## SET PROBLEM
Extract each line of the material that follows exactly and omit its pictures.

## INFORMATION SUPPLIED
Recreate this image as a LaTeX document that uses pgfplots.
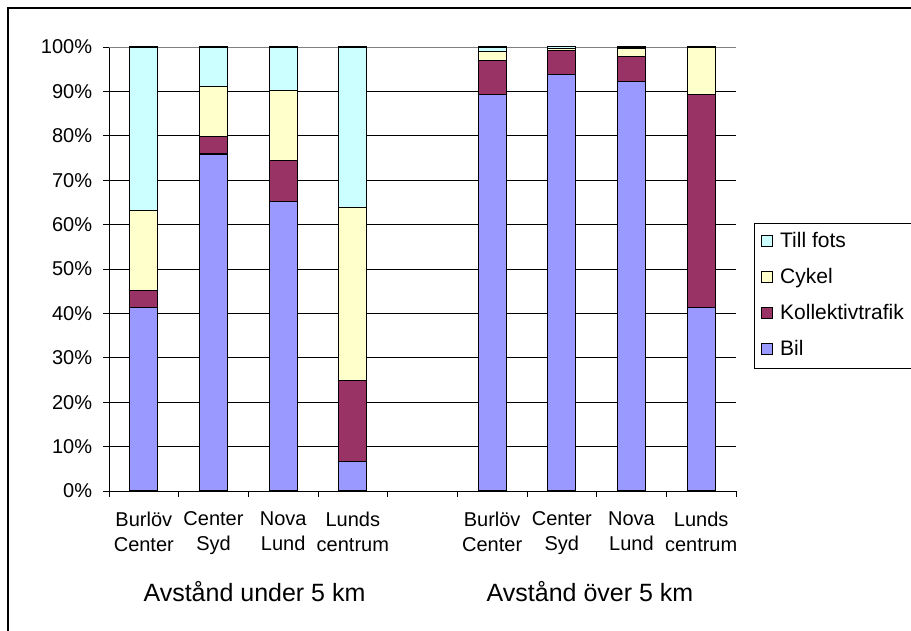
\documentclass[border=0pt]{standalone}
\usepackage{fontspec}
\setmainfont{Liberation Sans}
\usepackage{pgfplots}
\pgfplotsset{compat=1.18}

\definecolor{bil}{HTML}{9999FF}
\definecolor{koll}{HTML}{993366}
\definecolor{cykel}{HTML}{FFFFCC}
\definecolor{fots}{HTML}{CCFFFF}

\begin{document}
\fontsize{20}{24}\selectfont
\begin{tikzpicture}[x=1pt,y=1pt]
\useasboundingbox (0,0) rectangle (911,631);
% outer frame (runs off the right and bottom edges)
\draw[line width=2pt] (8,-20) -- (8,623) -- (940,623);

\begin{axis}[
    at={(109pt,140pt)}, anchor=south west,
    scale only axis,
    width=627pt, height=444pt,
    ybar stacked,
    bar width=28pt,
    xmin=-0.5, xmax=8.5,
    ymin=0, ymax=100,
    axis lines=left,
    axis line style={-, black, line width=0.9pt},
    xtick={-0.5,0.5,...,8.5},
    x tick label as interval,
    xticklabels={Burlöv\\Center, Center\\Syd, Nova\\Lund, Lunds\\centrum, {}, Burlöv\\Center, Center\\Syd, Nova\\Lund, Lunds\\centrum},
    xticklabel style={align=center, font=\fontsize{20}{25}\selectfont, yshift=-8pt},
    ytick={0,10,...,100},
    yticklabel={\pgfmathprintnumber{\tick}\%},
    yticklabel style={xshift=-4pt},
    /pgf/number format/assume math mode=true,
    tick align=outside,
    major tick length=6pt,
    tick style={black, line width=0.9pt},
    ymajorgrids=true,
    grid style={black, line width=0.9pt},
    every axis plot/.append style={draw=black, line width=1.1pt},
    reverse legend,
    legend style={
        at={(1.0287,0.6036)}, anchor=north west,
        draw=black, line width=0.8pt,
        inner sep=7pt,
        row sep=13pt,
        cells={anchor=west},
        /tikz/every odd column/.append style={column sep=5pt},
        nodes={text height=15pt, text depth=4pt, inner sep=2pt, font=\fontsize{21}{24}\selectfont},
    },
    legend image code/.code={\draw[#1, draw=black, line width=0.8pt] (0pt,-5pt) rectangle (11pt,6pt);},
]
\addplot[fill=bil] coordinates {(0,41.3) (1,75.9) (2,65.3) (3,6.6) (5,89.2) (6,93.9) (7,92.3) (8,41.3)};
\addplot[fill=koll] coordinates {(0,3.8) (1,3.9) (2,9.1) (3,18.2) (5,7.7) (6,5.4) (7,5.5) (8,48.0)};
\addplot[fill=cykel] coordinates {(0,18.0) (1,11.3) (2,15.9) (3,39.0) (5,2.0) (6,0.4) (7,1.9) (8,10.7)};
\addplot[fill=fots] coordinates {(0,36.9) (1,8.9) (2,9.7) (3,36.2) (5,1.1) (6,0.4) (7,0.3) (8,0)};
\legend{Bil, Kollektivtrafik, Cykel, Till fots}
% gray plot-area border at top and right
\draw[gray, line width=0.9pt] (rel axis cs:0,1) -- (rel axis cs:1,1) -- (rel axis cs:1,0);
\end{axis}

\node[font=\fontsize{25}{30}\selectfont, anchor=base] at (254.5,29) {Avstånd under 5 km};
\node[font=\fontsize{25}{30}\selectfont, anchor=base] at (590,29) {Avstånd över 5 km};
\end{tikzpicture}
\end{document}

## COMPLETE RESPONSE
Recreate this image as a LaTeX document that uses pgfplots.
\documentclass[border=0pt]{standalone}
\usepackage{fontspec}
\setmainfont{Liberation Sans}
\usepackage{pgfplots}
\pgfplotsset{compat=1.18}

\definecolor{bil}{HTML}{9999FF}
\definecolor{koll}{HTML}{993366}
\definecolor{cykel}{HTML}{FFFFCC}
\definecolor{fots}{HTML}{CCFFFF}

\begin{document}
\fontsize{20}{24}\selectfont
\begin{tikzpicture}[x=1pt,y=1pt]
\useasboundingbox (0,0) rectangle (911,631);
% outer frame (runs off the right and bottom edges)
\draw[line width=2pt] (8,-20) -- (8,623) -- (940,623);

\begin{axis}[
    at={(109pt,140pt)}, anchor=south west,
    scale only axis,
    width=627pt, height=444pt,
    ybar stacked,
    bar width=28pt,
    xmin=-0.5, xmax=8.5,
    ymin=0, ymax=100,
    axis lines=left,
    axis line style={-, black, line width=0.9pt},
    xtick={-0.5,0.5,...,8.5},
    x tick label as interval,
    xticklabels={Burlöv\\Center, Center\\Syd, Nova\\Lund, Lunds\\centrum, {}, Burlöv\\Center, Center\\Syd, Nova\\Lund, Lunds\\centrum},
    xticklabel style={align=center, font=\fontsize{20}{25}\selectfont, yshift=-8pt},
    ytick={0,10,...,100},
    yticklabel={\pgfmathprintnumber{\tick}\%},
    yticklabel style={xshift=-4pt},
    /pgf/number format/assume math mode=true,
    tick align=outside,
    major tick length=6pt,
    tick style={black, line width=0.9pt},
    ymajorgrids=true,
    grid style={black, line width=0.9pt},
    every axis plot/.append style={draw=black, line width=1.1pt},
    reverse legend,
    legend style={
        at={(1.0287,0.6036)}, anchor=north west,
        draw=black, line width=0.8pt,
        inner sep=7pt,
        row sep=13pt,
        cells={anchor=west},
        /tikz/every odd column/.append style={column sep=5pt},
        nodes={text height=15pt, text depth=4pt, inner sep=2pt, font=\fontsize{21}{24}\selectfont},
    },
    legend image code/.code={\draw[#1, draw=black, line width=0.8pt] (0pt,-5pt) rectangle (11pt,6pt);},
]
\addplot[fill=bil] coordinates {(0,41.3) (1,75.9) (2,65.3) (3,6.6) (5,89.2) (6,93.9) (7,92.3) (8,41.3)};
\addplot[fill=koll] coordinates {(0,3.8) (1,3.9) (2,9.1) (3,18.2) (5,7.7) (6,5.4) (7,5.5) (8,48.0)};
\addplot[fill=cykel] coordinates {(0,18.0) (1,11.3) (2,15.9) (3,39.0) (5,2.0) (6,0.4) (7,1.9) (8,10.7)};
\addplot[fill=fots] coordinates {(0,36.9) (1,8.9) (2,9.7) (3,36.2) (5,1.1) (6,0.4) (7,0.3) (8,0)};
\legend{Bil, Kollektivtrafik, Cykel, Till fots}
% gray plot-area border at top and right
\draw[gray, line width=0.9pt] (rel axis cs:0,1) -- (rel axis cs:1,1) -- (rel axis cs:1,0);
\end{axis}

\node[font=\fontsize{25}{30}\selectfont, anchor=base] at (254.5,29) {Avstånd under 5 km};
\node[font=\fontsize{25}{30}\selectfont, anchor=base] at (590,29) {Avstånd över 5 km};
\end{tikzpicture}
\end{document}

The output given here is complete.